Are there any known problems in NP (and not in P) that aren't NP Complete? My understanding is that there are no currently known problems where this is the case, but it hasn't been ruled out as a possibility.

No, this is unknown (with the exception of the trivial languages $\emptyset$ and $\Sigma^*$, these two are not complete because of the definition of many-one reductions, typically these two are ignored when considering many-one reductions). Existence of an $\mathsf{NP}$ problem which is not complete for $\mathsf{NP}$ w.r.t. many-one polynomial time reductions would imply that $\mathsf{P}\neq\mathsf{NP}$ which is not known (although widely believed).

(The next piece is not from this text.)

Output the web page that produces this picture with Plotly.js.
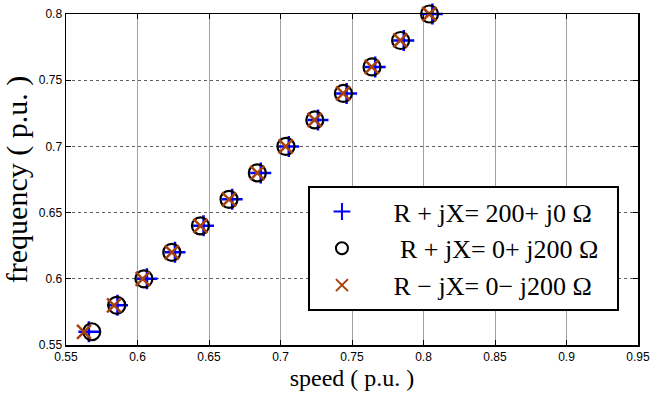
<!DOCTYPE html>
<html><head><meta charset="utf-8">
<script src="https://cdn.plot.ly/plotly-3.0.1.min.js"></script>
<style>html,body{margin:0;padding:0;background:#fff}#c{width:651px;height:400px}</style>
</head><body><div id="c"></div>
<script>
const freq = [0.56,0.58,0.60,0.62,0.64,0.66,0.68,0.70,0.72,0.74,0.76,0.78,0.80];
const speedPlus = [0.566,0.586,0.6066,0.6262,0.6462,0.6662,0.6862,0.7058,0.7262,0.7462,0.7662,0.7862,0.8062];
const speedO = [0.568,0.5855,0.6045,0.624,0.644,0.664,0.6838,0.7038,0.724,0.744,0.764,0.784,0.8042];
const speedX = [0.5626,0.5836,0.6036,0.624,0.644,0.664,0.6838,0.7036,0.7238,0.7438,0.7638,0.7838,0.804];
const names = ['\u00a0\u00a0\u00a0R + jX= 200+ j0 \u03a9\u00a0\u00a0\u00a0',
               '\u00a0\u00a0\u00a0\u00a0R + jX= 0+ j200 \u03a9',
               '\u00a0\u00a0\u00a0R \u2212 jX= 0\u2212 j200 \u03a9'];
const traces = [
 {x:speedPlus,y:freq,name:names[0],legendgroup:'a',mode:'markers',cliponaxis:false,
  marker:{symbol:'cross-thin-open',size:15,color:'#0000ff',line:{color:'#0000ff',width:2.5}}},
 {x:speedO,y:freq,name:names[1],legendgroup:'b',mode:'markers',cliponaxis:false,
  marker:{symbol:'circle-open',size:17,color:'#000',line:{color:'#000',width:2.2}}},
 {x:speedX,y:freq,name:names[2],legendgroup:'c',mode:'markers',cliponaxis:false,
  marker:{symbol:'x-thin-open',size:14,color:'#a8420c',line:{color:'#a8420c',width:2.5}}}
];
const tickFont = {family:'Liberation Sans, Arial, sans-serif',size:12,color:'#000'};
const serif = 'Liberation Serif, Times New Roman, serif';
const layout = {
 width:651,height:400,margin:{l:66,r:13,t:14,b:55},
 paper_bgcolor:'#fff',plot_bgcolor:'#fff',showlegend:true,
 xaxis:{range:[0.55,0.95],dtick:0.05,tick0:0.55,showgrid:true,gridcolor:'#a0a0a0',gridwidth:1,
  zeroline:false,showline:true,linecolor:'#000',linewidth:1.5,mirror:'ticks',ticks:'inside',ticklen:5,
  tickcolor:'#000',tickfont:tickFont,title:{text:'speed ( p.u. )',font:{family:serif,size:24,color:'#000'},standoff:6}},
 yaxis:{range:[0.55,0.8],dtick:0.05,tick0:0.55,showgrid:true,gridcolor:'#606060',griddash:'dot',gridwidth:1,
  zeroline:false,showline:true,linecolor:'#000',linewidth:1.5,mirror:'ticks',ticks:'inside',ticklen:5,
  tickcolor:'#000',tickfont:tickFont,title:{text:'frequency ( p.u. )',font:{family:serif,size:30,color:'#000'},standoff:6}},
 legend:{x:0.423,y:0.48,xanchor:'left',yanchor:'top',bgcolor:'#fff',bordercolor:'#000',borderwidth:2,
  font:{family:serif,size:26,color:'#000'},tracegroupgap:0,itemsizing:'constant',itemwidth:54}
};
Plotly.newPlot('c',traces,layout,{displayModeBar:false,staticPlot:true});
</script></body></html>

If the two classes are different then we know that there are problems in $\mathsf{NP}$ which are not complete for it, take any problem in $\mathsf{P}$.

If there is a problem that is NP (and not P) but not NP Complete, would this be a result of no existing isomorphism between instances of that problem and the NP Complete set?

If the two complexity classes are different then by Ladner's theorem there are problems which are $\mathsf{NP}$-intermediate, i.e. they are between $\mathsf{P}$ and $\mathsf{NP\text{-}complete}$.

If this case, how would we know that the NP problem isn't 'harder' than what we currently identify as the NP Complete set?

They are still polynomial time reducible to $\mathsf{NP\text{-}complete}$ problems so they cannot be harder than $\mathsf{NP\text{-}complete}$ problems.